Can I do a t-test to test significance? I need a statistical test to determine if one group of ten classrooms with different numbers of students in each class has a class average on a test.  Group two has 12 classrooms also with different numbers of students in each class and has a class average.  
 A: If you have the raw data, you should not perform $t$-tests (either one- or two-sample) in the normal way.  That is because the data will not be independent--the students who come from the same class will be more similar to each other than to students from other classes.  Due to this non-independence, you won't have quite as much information as your $N$ implies.  Most likely, you would want to fit a multilevel / mixed-effects model with students as 'level 1' units and classes as 'level 2' units.  This amounts to including a random intercept for each class.  You can pursue this strategy whether you are doing a one-sample or two sample test.  
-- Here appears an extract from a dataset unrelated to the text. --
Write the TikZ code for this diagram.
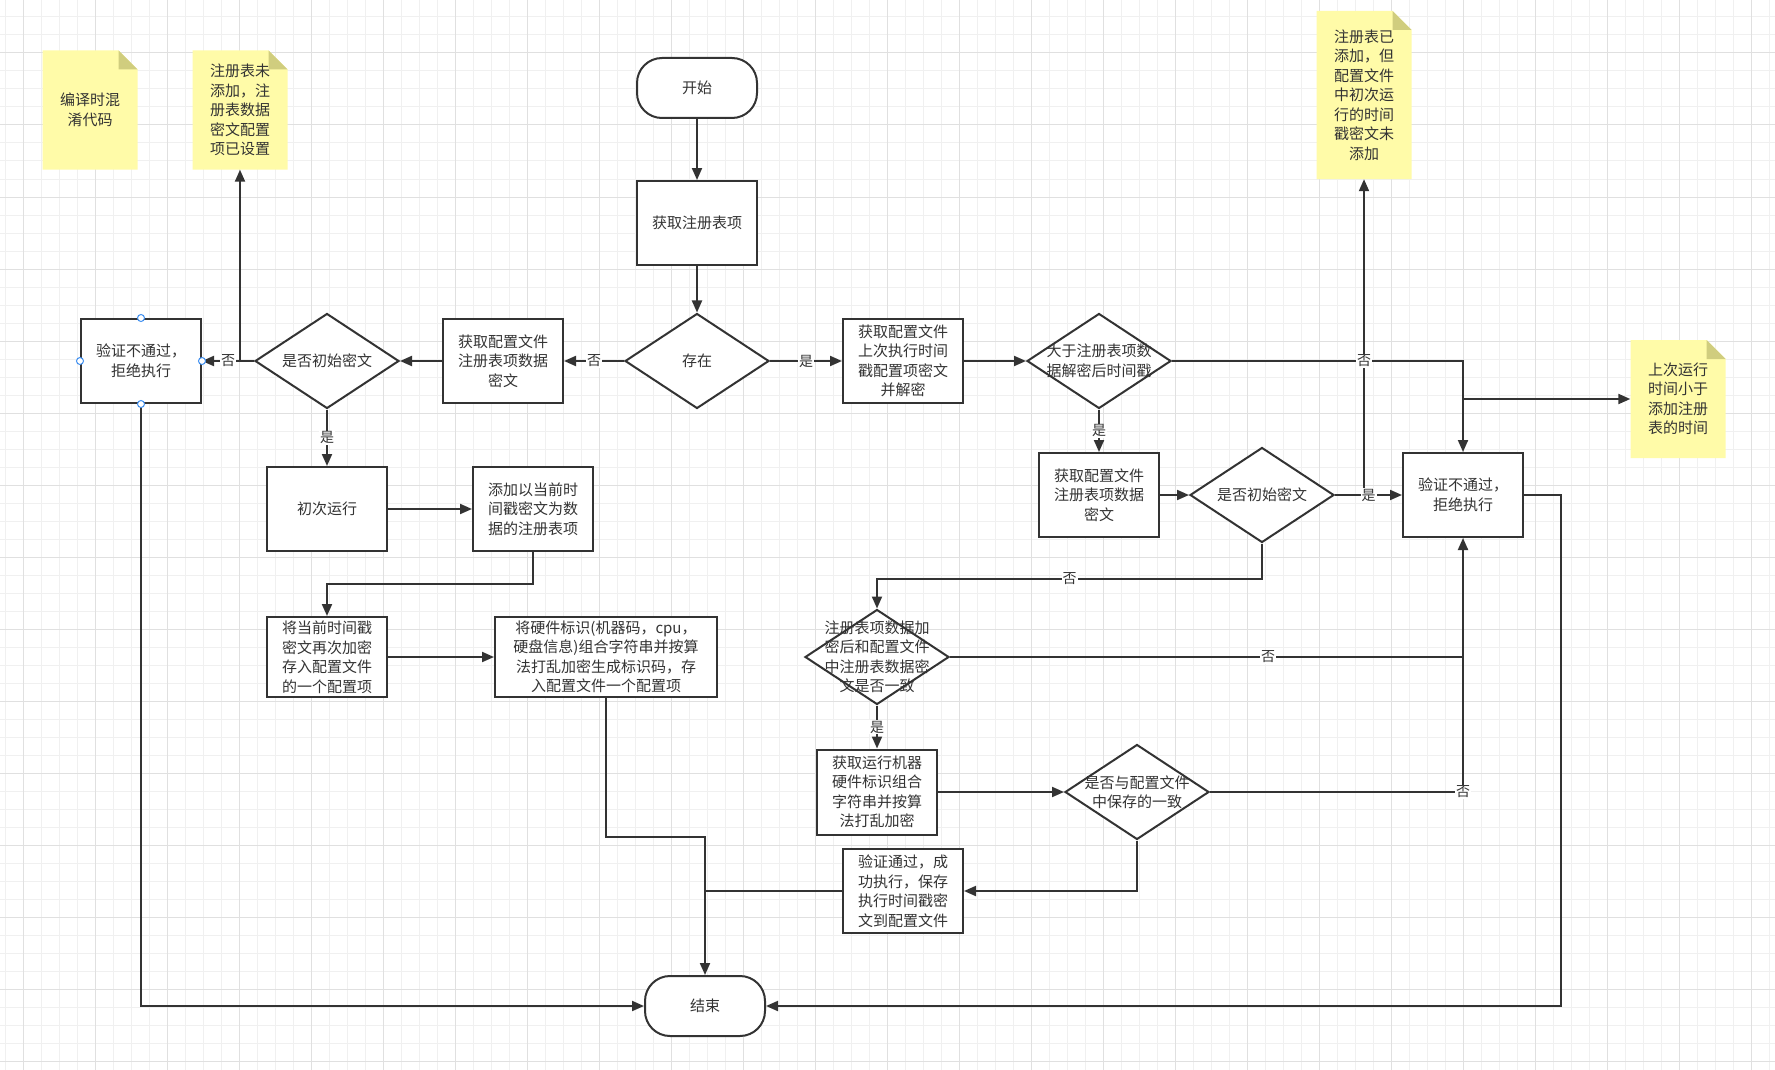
\documentclass[tikz,border=0pt]{standalone}
\usepackage{fontspec}
\setmainfont{Noto Sans CJK SC}
\usetikzlibrary{arrows.meta,positioning,shapes.geometric}
\definecolor{ink}{HTML}{333333}
\definecolor{gridlo}{HTML}{F0F0F0}
\definecolor{gridhi}{HTML}{E0E0E0}
\definecolor{notey}{HTML}{FFFBA8}
\definecolor{notefold}{HTML}{D0CD7E}
\definecolor{selblue}{HTML}{3D8EF0}
\newcommand{\txt}{\fontsize{15}{19.5}\selectfont}
\tikzset{proc/.style={rectangle,draw=ink,line width=2pt,fill=white,minimum width=120pt,
   minimum height=84pt,align=center,font=\txt,text=ink,inner sep=2pt},
  term/.style={proc,rounded corners=25pt,minimum height=60pt},
  dec/.style={diamond,draw=ink,line width=2pt,fill=white,minimum width=144pt,
   minimum height=95pt,inner sep=0pt},
  dectxt/.style={align=center,font=\txt,text=ink,inner sep=0pt},
  notetxt/.style={align=center,font=\txt,text=ink,inner sep=0pt},
  wire/.style={draw=ink,line width=2pt,-{Triangle[length=12pt,width=10pt]}},
  lab/.style={fill=white,text=ink,font=\fontsize{14}{16}\selectfont,inner sep=1pt},
  handle/.style={circle,draw=selblue,fill=white,line width=1pt,minimum size=7pt,inner sep=0pt}}
% sticky note: name, cx, cy, w, h, text
\newcommand{\sticky}[6]{%
\fill[notey] ({#2-#4/2},{#3+#5/2}) -- ({#2-#4/2},{#3-#5/2}) -- ({#2+#4/2-19},{#3-#5/2})
  -- ({#2+#4/2},{#3-#5/2+19}) -- ({#2+#4/2},{#3+#5/2}) -- cycle;
\fill[notefold] ({#2+#4/2-19},{#3-#5/2}) -- ({#2+#4/2-19},{#3-#5/2+19}) -- ({#2+#4/2},{#3-#5/2+19}) -- cycle;
\node[notetxt,minimum width=#4pt,minimum height=#5pt] (#1) at (#2,#3) {#6};
}

\begin{document}
\begin{tikzpicture}[x=1pt,y=-1pt]
\useasboundingbox (0,0) rectangle (1775,1070);
\fill[white] (0,0) rectangle (1775,1070);
% grid
\foreach \gx in {5,23,...,1775} \draw[gridlo,line width=1pt] (\gx,0) -- (\gx,1070);
\foreach \gy in {17,35,...,1070} \draw[gridlo,line width=1pt] (0,\gy) -- (1775,\gy);
\foreach \gx in {23,95,...,1775} \draw[gridhi,line width=1pt] (\gx,0) -- (\gx,1070);
\foreach \gy in {53,125,...,1070} \draw[gridhi,line width=1pt] (0,\gy) -- (1775,\gy);

% notes
\sticky{note1}{90}{110}{95}{119}{编译时混\\淆代码}
\sticky{note2}{240}{110}{95}{119}{注册表未\\添加，注\\册表数据\\密文配置\\项已设置}
\sticky{note3}{1364}{95}{95}{168}{注册表已\\添加，但\\配置文件\\中初次运\\行的时间\\戳密文未\\添加}
\sticky{note4}{1678}{399}{95}{118}{上次运行\\时间小于\\添加注册\\表的时间}

% main column
\node[term] (start) at (697,88) {开始};
\node[proc] (getreg) at (697,223) {获取注册表项};
\node[dec,label={[dectxt]center:存在}] (exist) at (697,361) {};
\node[term] (finish) at (705,1006) {结束};

% left branch
\node[proc] (lbox) at (503,361) {获取配置文件\\注册表项数据\\密文};
\node[dec,label={[dectxt]center:是否初始密文}] (ldia) at (327,361) {};
\node[proc] (fail1) at (141,361) {验证不通过，\\拒绝执行};
\node[proc] (chuci) at (327,509) {初次运行};
\node[proc] (addreg) at (533,509) {添加以当前时\\间戳密文为数\\据的注册表项};
\node[proc,minimum height=80pt] (encbox) at (327,657) {将当前时间戳\\密文再次加密\\存入配置文件\\的一个配置项};
\node[proc,minimum width=222pt,minimum height=80pt] (hwbox) at (606,657)
  {将硬件标识(机器码，cpu，\\硬盘信息)组合字符串并按算\\法打乱加密生成标识码，存\\入配置文件一个配置项};

% right branch
\node[proc] (rbox1) at (903,361) {获取配置文件\\上次执行时间\\戳配置项密文\\并解密};
\node[dec,label={[dectxt]center:大于注册表项数\\据解密后时间戳}] (gtdia) at (1099,361) {};
\node[proc] (rbox2) at (1099,495) {获取配置文件\\注册表项数据\\密文};
\node[dec,label={[dectxt]center:是否初始密文}] (rdia) at (1262,495) {};
\node[proc] (fail2) at (1463,495) {验证不通过，\\拒绝执行};
\node[dec,label={[dectxt]center:注册表项数据加\\密后和配置文件\\中注册表数据密\\文是否一致}] (cmpdia) at (877,657) {};
\node[proc,minimum height=85pt] (gethw) at (877,792) {获取运行机器\\硬件标识组合\\字符串并按算\\法打乱加密};
\node[dec,label={[dectxt]center:是否与配置文件\\中保存的一致}] (hwdia) at (1137,792) {};
\node[proc] (passbox) at (903,891) {验证通过，成\\功执行，保存\\执行时间戳密\\文到配置文件};

% connectors
\draw[wire] (start) -- (getreg);
\draw[wire] (getreg) -- (exist);
\draw[wire] (exist) -- node[lab] {否} (lbox);
\draw[wire] (lbox) -- (ldia);
\draw[wire] (note2.south |- ldia.west) -- (note2.south);
\draw[wire] (ldia) -- node[lab] {否} (fail1);
\draw[wire] (ldia) -- node[lab] {是} (chuci);
\draw[wire] (chuci) -- (addreg);
\draw[wire] (addreg.south) -- ++(0,32) -| (encbox.north);
\draw[wire] (encbox) -- (hwbox);
\draw[wire] (hwbox.south) -- ++(0,139) -| (finish.north);
\draw[wire,-] (passbox.west) -- (finish.north |- passbox.west);
\draw[wire] (fail1.south) |- (finish.west);

\draw[wire] (exist) -- node[lab] {是} (rbox1);
\draw[wire] (rbox1) -- (gtdia);
\draw[wire] (note3.south |- rdia.east) -- (note3.south);
\draw[wire] (fail2.north |- note4.west) -- (note4.west);
\draw[wire] (gtdia.east) -| node[lab,pos=.33] {否} (fail2.north);
\draw[wire] (gtdia) -- node[lab] {是} (rbox2);
\draw[wire] (rbox2) -- (rdia);
\draw[wire] (rdia) -- node[lab] {是} (fail2);
\draw[wire] (rdia.south) -- ++(0,35) -| node[lab,pos=.25] {否} (cmpdia.north);
\draw[wire,-] (cmpdia.east) -- node[lab,pos=.62] {否} (fail2.south |- cmpdia.east);
\draw[wire] (cmpdia) -- node[lab] {是} (gethw);
\draw[wire] (gethw) -- (hwdia);
\draw[wire] (hwdia.east) -| node[lab,pos=.5] {否} (fail2.south);
\draw[wire] (hwdia.south) |- (passbox.east);
\draw[wire] (fail2.east) -- ++(37,0) |- (finish.east);

% selection handles
\foreach \a in {north,south,east,west} \node[handle] (h-\a) at (fail1.\a) {};
\end{tikzpicture}
\end{document}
On the other hand, if you only have the class averages from different classes with differing numbers of students in each, and you know what the $n_j$'s are, you may want to do a weighted $t$-test.  This will be more efficient than an unweighted version.  The rationale is that the averages from the classes with more students are more precise than the averages from smaller classes, thus they should get more weight in the calculation.  
A: As I understand it, you want to compare group 1 with group 2, based on data consisting of 10 class averages in group 1 and 12 class averages in group 2. You can do this reasonably well, as long as the class sizes don't differ too much from one another. It's OK because the $t$ test is fairly robust to minor departures from its underlying assumptions (independence, normality, equal variances). If the classes are wildly different in size, though, then the normality and equal-variance assumptions go awry, because you wind up with mixtures of distributions with different variances.
A: Yes if your data do not violate distributional assumptions (most importantly, equal variance).